Изображая М. С. Соловьева слабым и больным стариком, А. Белый следует некому ролевому сюжету, возможно, восходящему к евангельской притче о любящем отце и блудном сыне. Модель отношений отца и сына формирует возрастной конфликт между поколениями. Отметим, что этот «золотохохлый» «старик» оказывается значительно младше даже симптоматически старых тургеневских «старичков Кирсановых», которым, как известно, в начале романа было, соответственно, 44 и 45 лет! М. С. Соловьеву в реставрируемом А. Белым 1901 году было 39 лет. Очевидно, что возраст здесь становится категорией символической.
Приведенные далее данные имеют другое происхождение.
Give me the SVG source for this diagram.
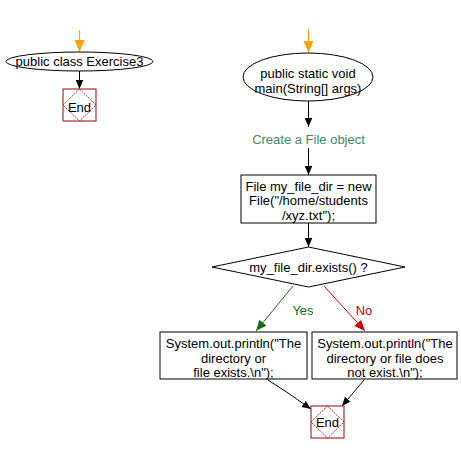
<svg xmlns="http://www.w3.org/2000/svg" width="461" height="454" viewBox="0 0 461 454">
<defs>
<style>
text{font-family:"Liberation Sans",Arial,sans-serif;font-size:13px;fill:#000;text-anchor:middle}
.shape{fill:#fff;stroke:#000;stroke-width:1}
.endbox{fill:#fff;stroke:#a33030;stroke-width:1.2}
.enddia{fill:none;stroke:#a33030;stroke-width:1;stroke-dasharray:2 1}
.ln{fill:none;stroke:#000;stroke-width:1}
.or{fill:none;stroke:#ffa500;stroke-width:1.2}
.gr{fill:none;stroke:#1a6e1a;stroke-width:1}
.rd{fill:none;stroke:#cc0000;stroke-width:1}
</style>
<marker id="ab" viewBox="0 0 12 10" markerWidth="9" markerHeight="12" refX="12" refY="5" orient="auto" markerUnits="userSpaceOnUse"><path d="M0,0 L12,5 L0,10 z" fill="#000"/></marker>
<marker id="ao" viewBox="0 0 12 10" markerWidth="13" markerHeight="10" refX="12" refY="5" orient="auto" markerUnits="userSpaceOnUse"><path d="M0,0 L12,5 L0,10 z" fill="#ffa500"/></marker>
<marker id="ag" viewBox="0 0 12 10" markerWidth="12" markerHeight="9" refX="12" refY="5" orient="auto" markerUnits="userSpaceOnUse"><path d="M0,0 L12,5 L0,10 z" fill="#1a6e1a"/></marker>
<marker id="ar" viewBox="0 0 12 10" markerWidth="12" markerHeight="9" refX="12" refY="5" orient="auto" markerUnits="userSpaceOnUse"><path d="M0,0 L12,5 L0,10 z" fill="#cc0000"/></marker>
</defs>
<g id="connectors">
<line class="or" x1="79.5" y1="30" x2="79.5" y2="52" marker-end="url(#ao)"/>
<line class="ln" x1="79.5" y1="71" x2="79.5" y2="89" marker-end="url(#ab)"/>
<line class="or" x1="308.5" y1="29" x2="308.5" y2="53" marker-end="url(#ao)"/>
<line class="ln" x1="308.5" y1="101" x2="308.5" y2="127" marker-end="url(#ab)"/>
<line class="ln" x1="308.5" y1="148" x2="308.5" y2="175" marker-end="url(#ab)"/>
<line class="ln" x1="308.5" y1="223" x2="308.5" y2="247" marker-end="url(#ab)"/>
<line class="gr" x1="293" y1="286" x2="256" y2="331" marker-end="url(#ag)"/>
<line class="rd" x1="324" y1="286" x2="365" y2="331" marker-end="url(#ar)"/>
<polyline class="ln" points="268,380 288,393 311,409" marker-end="url(#ab)"/>
<line class="ln" x1="364" y1="380" x2="342" y2="406" marker-end="url(#ab)"/>
<text x="303" y="315" style="fill:#1a6e1a">Yes</text>
<text x="364" y="315" style="fill:#cc0000">No</text>
<text x="308.5" y="143.5" style="fill:#3d8b6d">Create a File object</text>
</g>
<g id="start1">
<ellipse class="shape" cx="79.5" cy="61.5" rx="73.5" ry="9.5"/>
<text x="79.5" y="66">public class Exercise3</text>
</g>
<g id="end1">
<rect class="endbox" x="63" y="89" width="33" height="32"/>
<polygon class="enddia" points="79.5,89 96,105 79.5,121 63,105"/>
<text x="79.5" y="111.5">End</text>
</g>
<g id="start2">
<ellipse class="shape" cx="308" cy="77" rx="65" ry="24"/>
<text x="308" y="78">public static void</text>
<text x="308" y="92.5">main(String[] args)</text>
</g>
<g id="create">
<rect class="shape" x="241" y="175" width="135" height="48"/>
<text x="308.5" y="190.5">File my_file_dir = new</text>
<text x="308.5" y="205">File("/home/students</text>
<text x="308.5" y="219.5">/xyz.txt");</text>
</g>
<g id="decision">
<polygon class="shape" points="308.5,247 405,267 308.5,287 212,267"/>
<text x="308.5" y="272">my_file_dir.exists() ?</text>
</g>
<g id="yesbox">
<rect class="shape" x="160" y="332" width="147" height="47"/>
<text x="233.5" y="348">System.out.println("The</text>
<text x="233.5" y="362.5">directory or</text>
<text x="233.5" y="377">file exists.\n");</text>
</g>
<g id="nobox">
<rect class="shape" x="312" y="332" width="145" height="47"/>
<text x="385" y="348">System.out.println("The</text>
<text x="385" y="362.5">directory or file does</text>
<text x="385" y="377">not exist.\n");</text>
</g>
<g id="end2">
<rect class="endbox" x="311" y="406" width="33" height="32"/>
<polygon class="enddia" points="327.5,406 344,422 327.5,438 311,422"/>
<text x="327.5" y="427">End</text>
</g>
</svg>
В автобиографическом исследовании «История становления самосознающей души» поэт поясняет: «…люди с статическим мышлением, искренне ныне протянутые к символической азбуке, не понимают, что азбукой символов литературного символизма была сама жизнь, -- семинарий к теории символизма события странные…» (курс. автора -- М. Я.) [1, c. 448]. Отсюда, вероятно, и стилевые «странности» в поэме. Для автора они были формой остранения реальности -- способом заглянуть за границы эмпирического бытия-быта.
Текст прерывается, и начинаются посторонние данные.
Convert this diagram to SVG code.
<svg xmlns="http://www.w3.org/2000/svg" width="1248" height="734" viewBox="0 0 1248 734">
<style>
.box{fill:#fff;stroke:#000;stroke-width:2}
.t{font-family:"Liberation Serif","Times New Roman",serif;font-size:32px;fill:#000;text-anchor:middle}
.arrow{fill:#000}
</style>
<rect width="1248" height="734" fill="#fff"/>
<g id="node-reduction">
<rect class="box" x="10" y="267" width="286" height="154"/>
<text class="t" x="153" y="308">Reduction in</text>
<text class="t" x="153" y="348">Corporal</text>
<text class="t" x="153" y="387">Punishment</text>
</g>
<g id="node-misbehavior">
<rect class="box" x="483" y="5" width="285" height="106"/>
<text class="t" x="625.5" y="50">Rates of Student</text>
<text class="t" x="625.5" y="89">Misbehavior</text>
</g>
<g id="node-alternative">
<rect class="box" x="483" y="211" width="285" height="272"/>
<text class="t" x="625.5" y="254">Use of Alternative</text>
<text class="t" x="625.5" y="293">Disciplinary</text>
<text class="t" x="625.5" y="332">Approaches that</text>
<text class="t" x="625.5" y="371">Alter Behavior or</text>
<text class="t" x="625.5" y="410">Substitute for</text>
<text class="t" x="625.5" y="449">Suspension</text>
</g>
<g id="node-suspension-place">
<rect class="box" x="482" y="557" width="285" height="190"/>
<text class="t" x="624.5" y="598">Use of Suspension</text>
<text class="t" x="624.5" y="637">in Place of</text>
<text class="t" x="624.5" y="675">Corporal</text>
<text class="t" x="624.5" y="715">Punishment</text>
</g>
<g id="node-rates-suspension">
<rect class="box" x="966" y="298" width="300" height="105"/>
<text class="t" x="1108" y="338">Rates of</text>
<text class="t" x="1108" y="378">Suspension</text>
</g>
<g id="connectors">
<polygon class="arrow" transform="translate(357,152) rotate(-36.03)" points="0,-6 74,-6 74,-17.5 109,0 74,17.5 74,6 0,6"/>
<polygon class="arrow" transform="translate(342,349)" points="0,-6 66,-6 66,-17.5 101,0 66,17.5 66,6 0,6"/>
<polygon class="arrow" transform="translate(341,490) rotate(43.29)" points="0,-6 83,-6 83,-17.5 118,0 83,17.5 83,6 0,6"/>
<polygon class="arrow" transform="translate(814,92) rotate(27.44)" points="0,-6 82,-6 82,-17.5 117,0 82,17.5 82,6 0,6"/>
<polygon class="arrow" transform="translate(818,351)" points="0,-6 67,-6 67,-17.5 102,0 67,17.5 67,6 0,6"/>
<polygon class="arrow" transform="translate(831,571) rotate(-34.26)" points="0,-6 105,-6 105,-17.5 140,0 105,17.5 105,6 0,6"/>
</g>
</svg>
Лексически заданная добродушная ирония А. Белого по поводу М. С. Соловьева невольно дискредитирует и Вл. Соловьева. По существу, Вл. Соловьев из уникального визионера и пророка «воплощенной Софии» превращается почти в «ученика», в «последователя» Сергея Михайловича. А раз так, то и А. Белый в этой компании «учеников» оказывался почти на равных; а в силу принадлежности к новому поколению -- и в опережающей позиции. Вот характерное место, расставляющее приоритеты, устанавливающее своеобразную семейную иерархию между Михаилом Сергеевичем и Владимиром Соловьевыми (здесь показательно и отсутствие обращения по отчеству): «Он (то есть Михаил Сергеевич -- М. Я.) книголюб: любитель фабул, / Знаток, быть может, инкунабул, / Слагатель не случайных слов, / Случайно не вещавших миру, / Которым следовать готов / Один Владимир Соловьев...» [3, c. 455]. То есть подлинным обладателем тайного знания оказывается не вдохновенно верующий в новое откровение Вл. Соловьев, а его более мудрый, опирающийся на древние знания брат -- Соловьев Михаил Сергеевич.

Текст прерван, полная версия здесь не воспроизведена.